The war finally ended in the spring of 1975, when North Vietnam launched a massive conventional invasion of the South. By that time, Nixon had resigned the presidency as a result of the Watergate scandal, and the United States stood by helplessly while an ally of twenty years went down in defeat.

Although the United States itself emerged physically unscathed, the Vietnam War was among the most debilitating in the nation’s history, triggering inflation that helped undermine its dominant position in the world economy. The war also had a high political cost. To maintain support for the conflict, U.S. leaders had repeatedly deceived the public about what they were doing and the prospects of success. Thus, a war fought for credibility abroad destroyed America at home, with the Watergate scandal increasing popular suspicion of government, leaders, and institutions. The war crippled the military, at least for a period, and temporarily estranged the United States from much of the rest of the world.

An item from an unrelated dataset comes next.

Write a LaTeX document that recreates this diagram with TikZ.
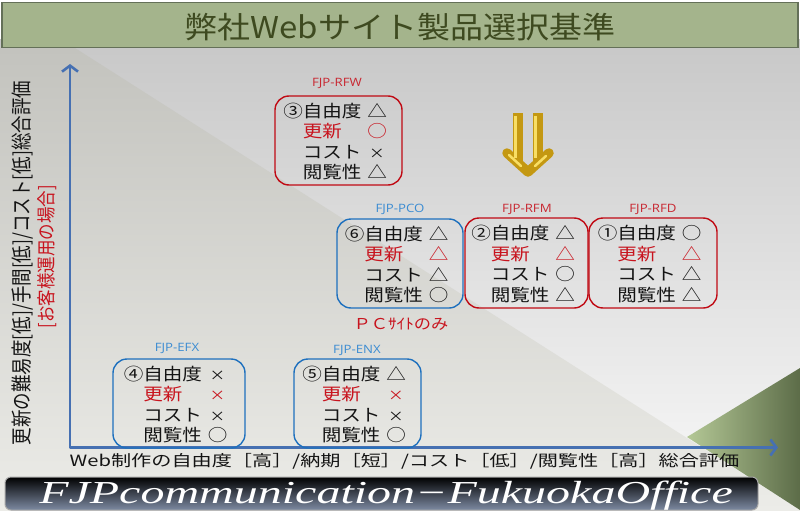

The greatest impact was in the realm of the spirit. Like few other events in the nation’s history, the war challenged Americans’ traditional belief that, in their dealings with other people, they had generally assumed a benevolent role. Accustomed to success, Americans placed a high value on winning and indeed took it for granted. Failure in Vietnam was thus a shattering blow to the American psyche. It was a fundamental part of a much larger crisis of the spirit that began in the 1960s, raising profound questions about America’s history, its values, and its future. The war’s wounds continued to fester long after it ended for many of the 2.7 million veterans who had served in Vietnam and who, upon their return home, in many cases had been greeted with indifference or even hostility.

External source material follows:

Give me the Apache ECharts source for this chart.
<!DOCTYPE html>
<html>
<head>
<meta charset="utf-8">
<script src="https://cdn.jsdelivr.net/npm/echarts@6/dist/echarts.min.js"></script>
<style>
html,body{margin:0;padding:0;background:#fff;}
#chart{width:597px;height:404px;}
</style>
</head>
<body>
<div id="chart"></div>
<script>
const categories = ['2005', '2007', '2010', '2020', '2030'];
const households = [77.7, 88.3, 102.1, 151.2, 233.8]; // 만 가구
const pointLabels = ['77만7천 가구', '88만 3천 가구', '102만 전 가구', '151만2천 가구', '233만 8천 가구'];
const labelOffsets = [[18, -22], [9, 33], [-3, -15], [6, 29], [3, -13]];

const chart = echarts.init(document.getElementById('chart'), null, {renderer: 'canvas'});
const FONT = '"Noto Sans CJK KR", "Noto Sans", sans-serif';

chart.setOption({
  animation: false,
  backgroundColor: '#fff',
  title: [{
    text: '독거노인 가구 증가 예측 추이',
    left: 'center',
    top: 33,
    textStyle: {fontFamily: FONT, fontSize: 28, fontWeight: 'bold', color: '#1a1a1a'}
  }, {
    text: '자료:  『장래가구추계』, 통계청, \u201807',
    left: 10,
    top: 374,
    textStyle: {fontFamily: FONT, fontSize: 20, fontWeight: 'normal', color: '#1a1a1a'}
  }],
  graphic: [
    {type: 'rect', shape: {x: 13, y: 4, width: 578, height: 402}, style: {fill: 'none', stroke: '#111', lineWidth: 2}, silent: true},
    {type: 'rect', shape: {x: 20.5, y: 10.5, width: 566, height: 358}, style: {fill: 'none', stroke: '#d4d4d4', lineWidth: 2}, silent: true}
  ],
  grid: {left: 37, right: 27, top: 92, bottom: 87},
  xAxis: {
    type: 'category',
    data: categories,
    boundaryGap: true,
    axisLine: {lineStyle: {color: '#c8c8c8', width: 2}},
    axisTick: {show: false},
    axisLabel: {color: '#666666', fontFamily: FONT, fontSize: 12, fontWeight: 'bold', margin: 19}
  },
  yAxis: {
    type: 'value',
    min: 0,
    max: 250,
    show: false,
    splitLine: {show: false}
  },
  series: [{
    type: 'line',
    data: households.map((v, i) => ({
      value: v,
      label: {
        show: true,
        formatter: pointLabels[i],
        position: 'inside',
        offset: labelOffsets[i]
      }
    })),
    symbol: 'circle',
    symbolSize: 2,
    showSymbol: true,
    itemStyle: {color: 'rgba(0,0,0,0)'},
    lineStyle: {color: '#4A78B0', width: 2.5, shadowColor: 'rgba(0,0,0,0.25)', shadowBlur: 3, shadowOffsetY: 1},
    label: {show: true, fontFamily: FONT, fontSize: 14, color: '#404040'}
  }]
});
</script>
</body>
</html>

For the Vietnamese, the consequences were more immediate and serious. Millions of them died in the war, and there were an estimated 300,000 missing in action. The landscape was devastated from thirty years of fighting, and the economic consequences were huge.

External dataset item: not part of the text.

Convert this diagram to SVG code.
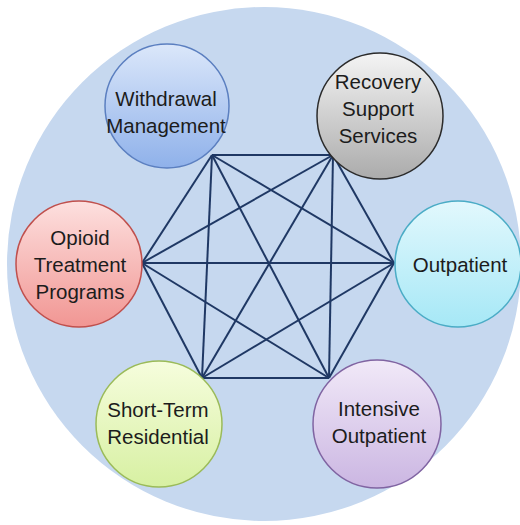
<svg xmlns="http://www.w3.org/2000/svg" width="520" height="525" viewBox="0 0 520 525">
<defs>
<linearGradient id="gBlue" x1="0" y1="0" x2="0" y2="1"><stop offset="0" stop-color="#dbe7fa"/><stop offset="1" stop-color="#8fb1ea"/></linearGradient>
<linearGradient id="gGray" x1="0" y1="0" x2="0" y2="1"><stop offset="0" stop-color="#f4f4f4"/><stop offset="1" stop-color="#ababab"/></linearGradient>
<linearGradient id="gRed" x1="0" y1="0" x2="0" y2="1"><stop offset="0" stop-color="#fde0df"/><stop offset="1" stop-color="#f19693"/></linearGradient>
<linearGradient id="gCyan" x1="0" y1="0" x2="0" y2="1"><stop offset="0" stop-color="#e2f8fd"/><stop offset="1" stop-color="#a6e8f6"/></linearGradient>
<linearGradient id="gGreen" x1="0" y1="0" x2="0" y2="1"><stop offset="0" stop-color="#f6fddd"/><stop offset="1" stop-color="#d7f0a2"/></linearGradient>
<linearGradient id="gPurple" x1="0" y1="0" x2="0" y2="1"><stop offset="0" stop-color="#f1e9f8"/><stop offset="1" stop-color="#cbb6e2"/></linearGradient>
</defs>
<style>
.lbl{font-family:"Liberation Sans",Arial,sans-serif;font-size:20.5px;fill:#1c1c1c;text-anchor:middle}
.edge{stroke:#1f3864;stroke-width:2;fill:none}
.node{stroke-width:1.5}
</style>
<rect width="520" height="525" fill="#ffffff"/>
<circle cx="264" cy="264" r="257" fill="#c6d8ef"/>
<g id="connectors">
<line class="edge" x1="212" y1="155" x2="333" y2="155"/>
<line class="edge" x1="212" y1="155" x2="142" y2="263"/>
<line class="edge" x1="212" y1="155" x2="394" y2="263"/>
<line class="edge" x1="212" y1="155" x2="202" y2="378"/>
<line class="edge" x1="212" y1="155" x2="329" y2="378"/>
<line class="edge" x1="333" y1="155" x2="142" y2="263"/>
<line class="edge" x1="333" y1="155" x2="394" y2="263"/>
<line class="edge" x1="333" y1="155" x2="202" y2="378"/>
<line class="edge" x1="333" y1="155" x2="329" y2="378"/>
<line class="edge" x1="142" y1="263" x2="394" y2="263"/>
<line class="edge" x1="142" y1="263" x2="202" y2="378"/>
<line class="edge" x1="142" y1="263" x2="329" y2="378"/>
<line class="edge" x1="394" y1="263" x2="202" y2="378"/>
<line class="edge" x1="394" y1="263" x2="329" y2="378"/>
<line class="edge" x1="202" y1="378" x2="329" y2="378"/>
</g>
<g id="withdrawal">
<circle class="node" cx="167" cy="106" r="62" fill="url(#gBlue)" stroke="#5b7fc0"/>
<text class="lbl" x="166" y="106">Withdrawal</text>
<text class="lbl" x="166" y="133">Management</text>
</g>
<g id="recovery">
<circle class="node" cx="380" cy="116" r="63" fill="url(#gGray)" stroke="#2b2b2b"/>
<text class="lbl" x="378" y="89">Recovery</text>
<text class="lbl" x="378" y="116">Support</text>
<text class="lbl" x="378" y="143">Services</text>
</g>
<g id="opioid">
<circle class="node" cx="79" cy="264" r="63" fill="url(#gRed)" stroke="#c0504d"/>
<text class="lbl" x="80" y="245">Opioid</text>
<text class="lbl" x="80" y="272">Treatment</text>
<text class="lbl" x="80" y="299">Programs</text>
</g>
<g id="outpatient">
<circle class="node" cx="458" cy="264" r="63" fill="url(#gCyan)" stroke="#4bacc6"/>
<text class="lbl" x="460" y="272">Outpatient</text>
</g>
<g id="shortterm">
<circle class="node" cx="159" cy="424" r="63" fill="url(#gGreen)" stroke="#9bbb59"/>
<text class="lbl" x="158" y="417">Short-Term</text>
<text class="lbl" x="158" y="444">Residential</text>
</g>
<g id="intensive">
<circle class="node" cx="377" cy="424" r="64" fill="url(#gPurple)" stroke="#8064a2"/>
<text class="lbl" x="379" y="416">Intensive</text>
<text class="lbl" x="379" y="443">Outpatient</text>
</g>
</svg>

The war has been over now for almost forty years, but its legacies endure for both nations. The Vietnamese are still struggling to modernize their economy and to repair the damages of war. For the United States, especially among the so-called Vietnam generation, the divisions wrought by the war—divisions so brilliantly captured in Hearts and Minds—still endure. At least until the Vietnam generation passes from the scene, the war it fought, opposed, and avoided will continue to be a defining event.